## WHAT THE EXERCISE ASKS
Say how many lines contain the string "draw". Give no other output.

## DATASET EXTRACT
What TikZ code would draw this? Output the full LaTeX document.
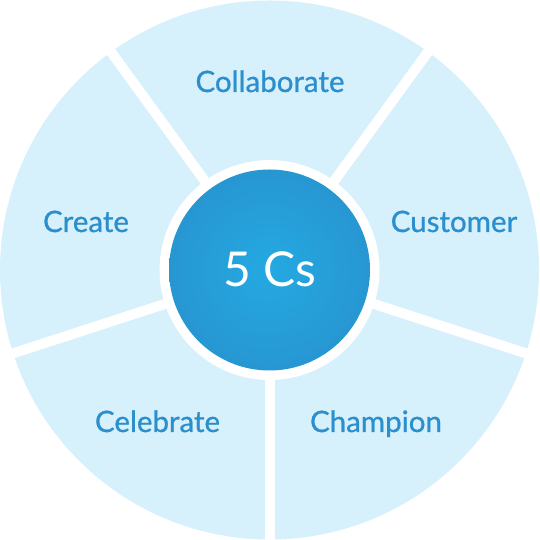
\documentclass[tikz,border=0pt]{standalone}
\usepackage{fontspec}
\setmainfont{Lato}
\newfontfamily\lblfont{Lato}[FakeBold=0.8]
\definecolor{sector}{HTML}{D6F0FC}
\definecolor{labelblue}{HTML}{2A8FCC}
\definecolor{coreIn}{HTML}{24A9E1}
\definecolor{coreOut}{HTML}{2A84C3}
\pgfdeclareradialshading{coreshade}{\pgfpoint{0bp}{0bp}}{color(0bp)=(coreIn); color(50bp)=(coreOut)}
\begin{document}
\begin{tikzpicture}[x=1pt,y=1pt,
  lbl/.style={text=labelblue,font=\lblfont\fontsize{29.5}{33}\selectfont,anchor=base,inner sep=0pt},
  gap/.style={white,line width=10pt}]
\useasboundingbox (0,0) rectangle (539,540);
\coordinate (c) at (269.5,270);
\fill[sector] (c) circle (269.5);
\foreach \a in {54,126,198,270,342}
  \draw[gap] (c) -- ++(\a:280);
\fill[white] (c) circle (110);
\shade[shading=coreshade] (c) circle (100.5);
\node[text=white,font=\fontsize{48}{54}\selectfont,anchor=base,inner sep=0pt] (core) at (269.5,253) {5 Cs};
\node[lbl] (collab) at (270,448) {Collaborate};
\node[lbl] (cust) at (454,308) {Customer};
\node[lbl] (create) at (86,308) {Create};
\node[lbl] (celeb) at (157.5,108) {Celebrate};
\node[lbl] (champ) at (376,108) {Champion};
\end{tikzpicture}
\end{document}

## WRITTEN SOLUTION
2